Use of Non-GAAP Measures
Management believes that net earnings, basic and diluted
earnings per share before special items, which are non-GAAP
measurements, are meaningful to investors because they provide a
view of the Company with respect to ongoing operating results.
Special items represent significant charges or credits that are
important to an understanding of the Company’s overall operating
results in the period presented. Such non-GAAP measurements are
not recognized in accordance with generally accepted accounting
principles (GAAP) and should not be viewed as an alternative to
GAAP measures of performance.
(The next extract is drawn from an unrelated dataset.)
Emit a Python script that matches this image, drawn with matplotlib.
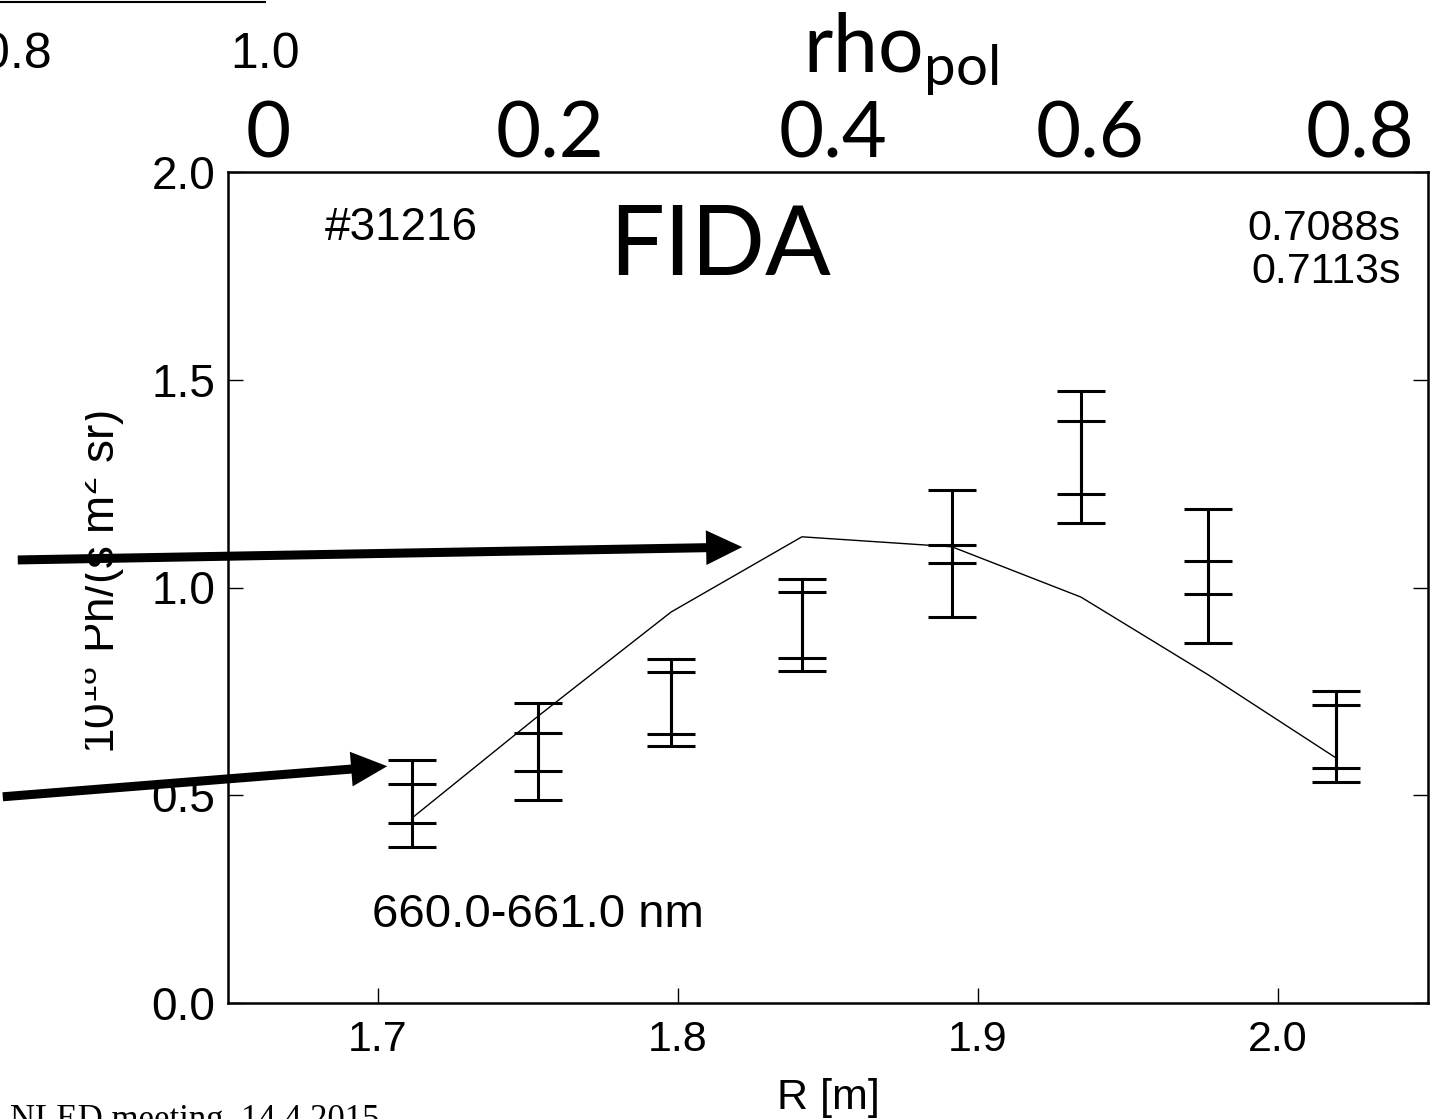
import matplotlib
matplotlib.use('Agg')
import matplotlib.pyplot as plt
from matplotlib.patches import FancyArrowPatch
from matplotlib.lines import Line2D
from matplotlib.transforms import Bbox, TransformedBbox

plt.rcParams['font.family'] = ['Liberation Sans', 'DejaVu Sans']
plt.rcParams['mathtext.fontset'] = 'custom'
plt.rcParams['mathtext.rm'] = 'Lato'

# measured FIDA radiance at two time points (value +- error)
R = [1.7113, 1.7533, 1.7977, 1.8413, 1.8913, 1.9343, 1.9767, 2.0193]
fida_t1 = [0.509, 0.640, 0.738, 0.925, 1.147, 1.349, 1.086, 0.659]
err_t1 = [0.076, 0.082, 0.091, 0.095, 0.088, 0.124, 0.102, 0.093]
fida_t2 = [0.451, 0.570, 0.708, 0.894, 1.016, 1.278, 0.965, 0.625]
err_t2 = [0.076, 0.081, 0.089, 0.095, 0.087, 0.123, 0.099, 0.093]
# simulated profile
fidasim = [0.445, 0.690, 0.941, 1.122, 1.098, 0.977, 0.790, 0.590]

times = ['0.7088s', '0.7113s']
rho_labels = ['0', '0.2', '0.4', '0.6', '0.8']
rho_R = [1.6633, 1.7573, 1.8517, 1.9373, 2.0273]
r_ticks = [1.7, 1.8, 1.9, 2.0]
y_ticks = [0.0, 0.5, 1.0, 1.5, 2.0]

W, H = 1441, 1119
fig = plt.figure(figsize=(W / 100, H / 100), dpi=100)
ax = fig.add_axes([228 / W, 1 - 1003 / H, 1200 / W, 831 / H])

for vals, errs in [(fida_t1, err_t1), (fida_t2, err_t2)]:
    ax.errorbar(R, vals, yerr=errs, fmt='none', ecolor='k', elinewidth=2.2,
                capsize=17, capthick=2.2)
ax.plot(R, fidasim, color='k', lw=1.0)

ax.set_xlim(1.65, 2.05)
ax.set_ylim(0, 2.0)
ax.set_xticks(r_ticks)
ax.set_yticks(y_ticks)
ax.set_xticklabels([f'{t:.1f}' for t in r_ticks])
ax.set_yticklabels([f'{t:.1f}' for t in y_ticks])
ax.tick_params(direction='in', length=11, width=1.0, top=True, right=True)
ax.tick_params(axis='x', pad=12, labelsize=31)
ax.tick_params(axis='y', pad=9, labelsize=33)
for s in ax.spines.values():
    s.set_linewidth(1.8)
ax.set_xlabel('R [m]', fontsize=31, labelpad=13)

ax.text(0.081, 0.918, '#31216', transform=ax.transAxes, fontsize=33,
        va='baseline')
ax.text(0.977, 0.918, times[0], transform=ax.transAxes, fontsize=31,
        va='baseline', ha='right')
ax.text(0.977, 0.866, times[1], transform=ax.transAxes, fontsize=31,
        va='baseline', ha='right')
ax.text(0.41, 0.876, 'FIDA', transform=ax.transAxes, fontsize=70,
        family='Lato', va='baseline', ha='center')
ax.text(0.12, 0.0915, '660.0-661.0 nm', transform=ax.transAxes, fontsize=34,
        va='baseline')

# rho_pol axis on top
ax2 = ax.twiny()
ax2.set_xlim(ax.get_xlim())
ax2.set_xticks(rho_R)
ax2.set_xticklabels(rho_labels, family='Lato', fontsize=56)
ax2.tick_params(length=0, pad=0)
for s in ax2.spines.values():
    s.set_visible(False)
fig.text(901 / W, 1 - 73 / H, r'rho$_{\mathrm{pol}}$', family='Lato',
         fontsize=58, ha='center', va='baseline')

# y label, clipped at the left like in the slide
ylab = fig.text(115 / W, 1 - 582 / H,
                r'10$\mathregular{^{18}}$ Ph/(s m$\mathregular{^{2}}$ sr)',
                rotation=90, rotation_mode='anchor', fontsize=33,
                ha='center', va='baseline')
ylab.set_clip_box(TransformedBbox(Bbox([[85 / W, 0], [1, 1]]), fig.transFigure))
ylab.set_clip_on(True)

# remains of the neighbouring plot and slide footer
fig.add_artist(Line2D([0, 265 / W], [1 - 1.5 / H] * 2, transform=fig.transFigure,
                      color='k', lw=1.5))
fig.text(52 / W, 1 - 68 / H, '0.8', fontsize=36, ha='right', va='baseline')
fig.text(265 / W, 1 - 68 / H, '1.0', fontsize=36, ha='center', va='baseline')
fig.text(10 / W, 1 - 1129 / H, 'NLED meeting, 14.4.2015',
         family='Liberation Serif', fontsize=25, va='baseline')

# arrows pointing to the profile
for tail, tip in [((15, 560), (745, 547)), ((0, 797), (390, 766))]:
    arr = FancyArrowPatch((tail[0] / W, 1 - tail[1] / H), (tip[0] / W, 1 - tip[1] / H),
                          transform=fig.transFigure,
                          arrowstyle='simple,head_length=26,head_width=25,tail_width=6.5',
                          mutation_scale=1, color='k', lw=0)
    fig.add_artist(arr)

fig.savefig('out.png', dpi=100)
A reconciliation of GAAP
measurements to non-GAAP can be found at the end of this
release.
Forward-Looking and Cautionary Statements
Except for the historical information and discussions contained
herein, statements contained in this release may constitute
“forward-looking statements” within the meaning of the Private
Securities Litigation Reform Act of 1995. Achieving the results
described in these statements involves a number of risks,
uncertainties and other factors that could cause actual results
to differ materially, as discussed in Cytec’s filings with the
Securities and Exchange Commission.
Corporate Profile
Cytec Industries Inc. is a global specialty chemicals and
materials company focused on developing, manufacturing and
selling value-added products with pro forma sales in 2005 of
approximately $3.2 billion. Our products serve a diverse range
of end markets including aerospace, adhesives, automotive and
industrial coatings, chemical intermediates, inks, mining,
plastics and water treatment. We use our technology and
application development expertise to create chemical and
material solutions that are formulated to perform specific and
important functions in the finished products of our customers.